Güncelleme Tarihi:
REBECCA FERGUSON
FREEDOM
Sony Music / Syco Music
2010’da ‘The X Factor İngiltere’ finalinde birinciliği Matt Cardle’a kaptıran ama popülarite anlamında Cardle’a fark atmış durumda olan Rebecca, ikinci albümü ile karşımızda. Yarışmanın ertesi yılında çıkardığı ilk albümü ‘Heaven’de rüştünü ispat etmişti aslında Rebecca. Müthiş sesi, heyecan verici besteleri ve işin mutfağından hiç çıkmamasıyla dikkat çekmişti.

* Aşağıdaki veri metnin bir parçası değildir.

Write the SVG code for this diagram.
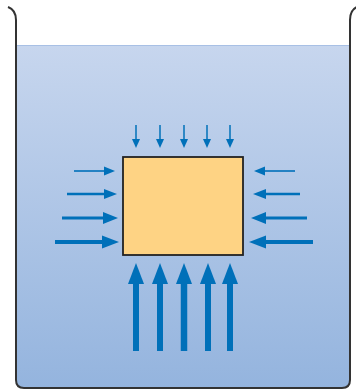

Ta o zamanlardan belliydi ana akım trendy popla işinin olmayacağı. İlk albümde hangi sulara daldıysa ‘Freedom’da da aynı sularda yüzüyor hâlâ; soul, R&B, akustik pop, nadiren dans pop... Günümüzün pop trend’i olan ‘seksapeli ön plana çıkarıp akılda kalıcı nakarat dışında hiçbir şey sunmama’ tavrıyla ve vıcık vıcık hitlerle işi yok Rebecca’nın. Eski usul, iyi şarkı yapmaya özen gösteriyor. Kartonette şarkı sözlerine yer vermesi bile bunun işareti. (Pop dünyasında bunu yapan pek kalmadı.) Bayanlar, baylar... İngiltere’nin yeni Amy Winehouse’unu takdimimdir...
PİT10
BENİ BİLMİYORSUN
Ve Medya Yapım / DMD
Türkiye’de rock grupları ne kadar ağlamaya hevesliyse, rap’çiler de o kadar ‘racon’ peşindeler. İkisini de tercih etmiyorum tabii ama ikincisinin müzikal açıdan daha ilgi uyandırıcı olduğunu kabul edebilirim. Pit10 da cesur şarkı sözleriyle dikkat çeken biri. Sağa sola laf atmaktan hiç çekinmiyor. Zey gibi yeni bir sesin yanı sıra Emre Altuğ, Özgün, Mustafa Ceceli (Bu biraz zorlama olmuş.) gibi popüler isimlerle düet yaptığı şarkıların yer aldığı bu albümünde neredeyse aklına gelen herkese ve her şeye atarlanıyor. Bunu yaptığınız zaman sizi dinleyen insanların sizi itici bulabileceği riskini de göze almış oluyorsunuz. Bunun Pit10 açısından bir dert olduğunu sanmıyorum. Hatta Pit10’un rahatsız olduğu, adeta nefret kustuğu çoğu şeyin beni de irrite ettiğinin farkındayım ama keşke ‘racon kesme’ ya da ‘ukalalık taslama’ tonlarına kaçmadan isyanını seslendirebilseymiş. Neyse, ağlamaktan iyidir.
KITSCHCRAFT
HOUSE OF K
MMY Records
Nasıl bu albüm birkaç aydır çekmecemde durmasına rağmen yeni fırsat bulup yazıyorsam, Kitschcraft da aslında 2002’de kurulmuş olmasına rağmen ilk albümünü çıkarmayı ancak 11 yıl sonra başarabilmiş bir grup. Kabaca, İngilizce şarkı sözleriyle pop müzik yapıyorlar diyebiliriz ama yaptıkları şey aslında tam olarak new wave ile synthpop kırması bir tarza karşılık geliyor. Aslında bugüne kadar 5 adet dijital albüm yayımlayarak underground new wave parti ortamlarında kendine hatırı sayılır bir saygınlık edinen ekibin müziği bana ‘Türkiye’den neden bir Depeche Mode çıkmasın?’ dedirtti. O derece iyiler. Tabii sahne performansları da çok mühim. Ama albüm kartonetindeki içerik / tasarım yaklaşımlarından bana geçen, grubun son derece vizyon sahibi isimlerden oluşuyor olduğu. Dolayısıyla ümidimi ayakta tutmam için bir sebep daha var. Her neyse, sözün özü şu: Bu albümde çok güzel şarkılar var. Alın, dinleyin, dans edin. Yaşasın hisli pop!